- [WRITTEN TASK]:
Set down each line of the material that follows, exactly, with no pictures.

+++ SOURCE EXCERPT +++

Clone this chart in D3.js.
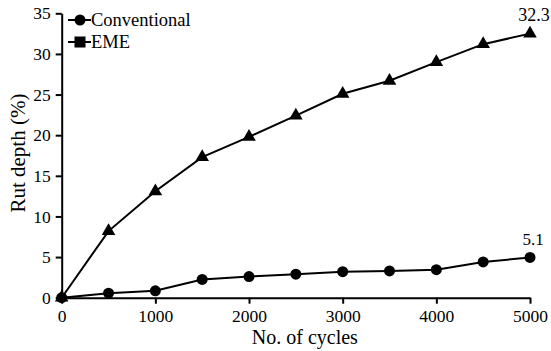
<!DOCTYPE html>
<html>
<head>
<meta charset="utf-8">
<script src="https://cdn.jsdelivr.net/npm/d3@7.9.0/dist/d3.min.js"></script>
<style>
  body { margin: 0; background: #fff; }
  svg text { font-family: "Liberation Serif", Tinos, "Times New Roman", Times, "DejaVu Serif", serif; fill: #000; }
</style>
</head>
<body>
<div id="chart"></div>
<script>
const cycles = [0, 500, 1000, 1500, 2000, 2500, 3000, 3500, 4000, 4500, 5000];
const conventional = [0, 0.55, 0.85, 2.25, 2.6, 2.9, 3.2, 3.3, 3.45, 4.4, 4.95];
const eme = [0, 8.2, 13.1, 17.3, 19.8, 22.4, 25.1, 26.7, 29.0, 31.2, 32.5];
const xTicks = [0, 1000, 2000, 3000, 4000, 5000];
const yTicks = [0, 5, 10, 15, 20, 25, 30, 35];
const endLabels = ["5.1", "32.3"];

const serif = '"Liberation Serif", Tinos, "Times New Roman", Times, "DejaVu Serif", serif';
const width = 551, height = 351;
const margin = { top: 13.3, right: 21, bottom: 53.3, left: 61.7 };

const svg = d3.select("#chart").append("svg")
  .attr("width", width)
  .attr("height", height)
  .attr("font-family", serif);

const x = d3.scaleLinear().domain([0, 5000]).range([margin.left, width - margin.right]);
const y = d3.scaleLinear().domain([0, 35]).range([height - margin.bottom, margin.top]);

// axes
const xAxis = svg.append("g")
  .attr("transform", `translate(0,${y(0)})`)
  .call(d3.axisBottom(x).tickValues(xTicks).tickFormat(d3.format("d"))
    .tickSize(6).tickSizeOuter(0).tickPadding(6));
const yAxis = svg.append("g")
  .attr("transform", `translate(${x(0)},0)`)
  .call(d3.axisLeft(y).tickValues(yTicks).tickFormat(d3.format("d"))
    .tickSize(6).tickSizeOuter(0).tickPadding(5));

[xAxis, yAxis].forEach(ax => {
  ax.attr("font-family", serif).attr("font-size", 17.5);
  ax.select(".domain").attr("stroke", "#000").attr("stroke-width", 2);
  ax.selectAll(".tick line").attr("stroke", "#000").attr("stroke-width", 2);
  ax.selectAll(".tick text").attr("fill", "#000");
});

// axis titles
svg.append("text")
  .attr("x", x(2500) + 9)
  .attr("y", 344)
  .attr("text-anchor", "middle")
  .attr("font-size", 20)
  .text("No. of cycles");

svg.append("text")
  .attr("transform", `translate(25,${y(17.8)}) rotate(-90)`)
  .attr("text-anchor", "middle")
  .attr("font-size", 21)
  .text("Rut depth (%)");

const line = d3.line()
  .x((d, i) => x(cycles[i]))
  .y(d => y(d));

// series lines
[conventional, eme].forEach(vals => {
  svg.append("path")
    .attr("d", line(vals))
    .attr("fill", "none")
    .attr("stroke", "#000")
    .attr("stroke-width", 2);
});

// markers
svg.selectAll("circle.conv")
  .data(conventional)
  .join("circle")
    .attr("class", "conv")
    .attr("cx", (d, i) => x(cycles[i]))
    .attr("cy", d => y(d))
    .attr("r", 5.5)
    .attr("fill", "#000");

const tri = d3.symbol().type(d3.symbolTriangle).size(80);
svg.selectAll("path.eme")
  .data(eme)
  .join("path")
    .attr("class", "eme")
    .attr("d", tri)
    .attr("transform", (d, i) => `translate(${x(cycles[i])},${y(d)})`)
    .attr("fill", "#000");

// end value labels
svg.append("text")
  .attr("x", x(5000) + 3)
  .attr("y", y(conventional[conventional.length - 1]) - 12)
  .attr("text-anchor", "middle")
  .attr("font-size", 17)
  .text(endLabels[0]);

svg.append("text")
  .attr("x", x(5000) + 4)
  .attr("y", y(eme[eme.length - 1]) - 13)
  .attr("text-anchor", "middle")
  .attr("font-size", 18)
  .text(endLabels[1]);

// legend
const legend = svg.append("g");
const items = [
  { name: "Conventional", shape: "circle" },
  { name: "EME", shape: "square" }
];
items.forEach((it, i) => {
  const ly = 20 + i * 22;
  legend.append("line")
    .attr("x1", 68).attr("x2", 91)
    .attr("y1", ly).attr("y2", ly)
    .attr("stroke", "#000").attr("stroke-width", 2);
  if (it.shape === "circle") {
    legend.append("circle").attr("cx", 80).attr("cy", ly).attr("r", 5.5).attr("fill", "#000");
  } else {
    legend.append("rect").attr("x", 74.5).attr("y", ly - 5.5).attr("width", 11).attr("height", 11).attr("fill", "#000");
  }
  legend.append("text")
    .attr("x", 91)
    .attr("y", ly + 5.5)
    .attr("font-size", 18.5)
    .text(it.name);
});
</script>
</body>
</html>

+++

- [ANSWER TO THE PROBLEM]:
Clone this chart in D3.js.
<!DOCTYPE html>
<html>
<head>
<meta charset="utf-8">
<script src="https://cdn.jsdelivr.net/npm/d3@7.9.0/dist/d3.min.js"></script>
<style>
  body { margin: 0; background: #fff; }
  svg text { font-family: "Liberation Serif", Tinos, "Times New Roman", Times, "DejaVu Serif", serif; fill: #000; }
</style>
</head>
<body>
<div id="chart"></div>
<script>
const cycles = [0, 500, 1000, 1500, 2000, 2500, 3000, 3500, 4000, 4500, 5000];
const conventional = [0, 0.55, 0.85, 2.25, 2.6, 2.9, 3.2, 3.3, 3.45, 4.4, 4.95];
const eme = [0, 8.2, 13.1, 17.3, 19.8, 22.4, 25.1, 26.7, 29.0, 31.2, 32.5];
const xTicks = [0, 1000, 2000, 3000, 4000, 5000];
const yTicks = [0, 5, 10, 15, 20, 25, 30, 35];
const endLabels = ["5.1", "32.3"];

const serif = '"Liberation Serif", Tinos, "Times New Roman", Times, "DejaVu Serif", serif';
const width = 551, height = 351;
const margin = { top: 13.3, right: 21, bottom: 53.3, left: 61.7 };

const svg = d3.select("#chart").append("svg")
  .attr("width", width)
  .attr("height", height)
  .attr("font-family", serif);

const x = d3.scaleLinear().domain([0, 5000]).range([margin.left, width - margin.right]);
const y = d3.scaleLinear().domain([0, 35]).range([height - margin.bottom, margin.top]);

// axes
const xAxis = svg.append("g")
  .attr("transform", `translate(0,${y(0)})`)
  .call(d3.axisBottom(x).tickValues(xTicks).tickFormat(d3.format("d"))
    .tickSize(6).tickSizeOuter(0).tickPadding(6));
const yAxis = svg.append("g")
  .attr("transform", `translate(${x(0)},0)`)
  .call(d3.axisLeft(y).tickValues(yTicks).tickFormat(d3.format("d"))
    .tickSize(6).tickSizeOuter(0).tickPadding(5));

[xAxis, yAxis].forEach(ax => {
  ax.attr("font-family", serif).attr("font-size", 17.5);
  ax.select(".domain").attr("stroke", "#000").attr("stroke-width", 2);
  ax.selectAll(".tick line").attr("stroke", "#000").attr("stroke-width", 2);
  ax.selectAll(".tick text").attr("fill", "#000");
});

// axis titles
svg.append("text")
  .attr("x", x(2500) + 9)
  .attr("y", 344)
  .attr("text-anchor", "middle")
  .attr("font-size", 20)
  .text("No. of cycles");

svg.append("text")
  .attr("transform", `translate(25,${y(17.8)}) rotate(-90)`)
  .attr("text-anchor", "middle")
  .attr("font-size", 21)
  .text("Rut depth (%)");

const line = d3.line()
  .x((d, i) => x(cycles[i]))
  .y(d => y(d));

// series lines
[conventional, eme].forEach(vals => {
  svg.append("path")
    .attr("d", line(vals))
    .attr("fill", "none")
    .attr("stroke", "#000")
    .attr("stroke-width", 2);
});

// markers
svg.selectAll("circle.conv")
  .data(conventional)
  .join("circle")
    .attr("class", "conv")
    .attr("cx", (d, i) => x(cycles[i]))
    .attr("cy", d => y(d))
    .attr("r", 5.5)
    .attr("fill", "#000");

const tri = d3.symbol().type(d3.symbolTriangle).size(80);
svg.selectAll("path.eme")
  .data(eme)
  .join("path")
    .attr("class", "eme")
    .attr("d", tri)
    .attr("transform", (d, i) => `translate(${x(cycles[i])},${y(d)})`)
    .attr("fill", "#000");

// end value labels
svg.append("text")
  .attr("x", x(5000) + 3)
  .attr("y", y(conventional[conventional.length - 1]) - 12)
  .attr("text-anchor", "middle")
  .attr("font-size", 17)
  .text(endLabels[0]);

svg.append("text")
  .attr("x", x(5000) + 4)
  .attr("y", y(eme[eme.length - 1]) - 13)
  .attr("text-anchor", "middle")
  .attr("font-size", 18)
  .text(endLabels[1]);

// legend
const legend = svg.append("g");
const items = [
  { name: "Conventional", shape: "circle" },
  { name: "EME", shape: "square" }
];
items.forEach((it, i) => {
  const ly = 20 + i * 22;
  legend.append("line")
    .attr("x1", 68).attr("x2", 91)
    .attr("y1", ly).attr("y2", ly)
    .attr("stroke", "#000").attr("stroke-width", 2);
  if (it.shape === "circle") {
    legend.append("circle").attr("cx", 80).attr("cy", ly).attr("r", 5.5).attr("fill", "#000");
  } else {
    legend.append("rect").attr("x", 74.5).attr("y", ly - 5.5).attr("width", 11).attr("height", 11).attr("fill", "#000");
  }
  legend.append("text")
    .attr("x", 91)
    .attr("y", ly + 5.5)
    .attr("font-size", 18.5)
    .text(it.name);
});
</script>
</body>
</html>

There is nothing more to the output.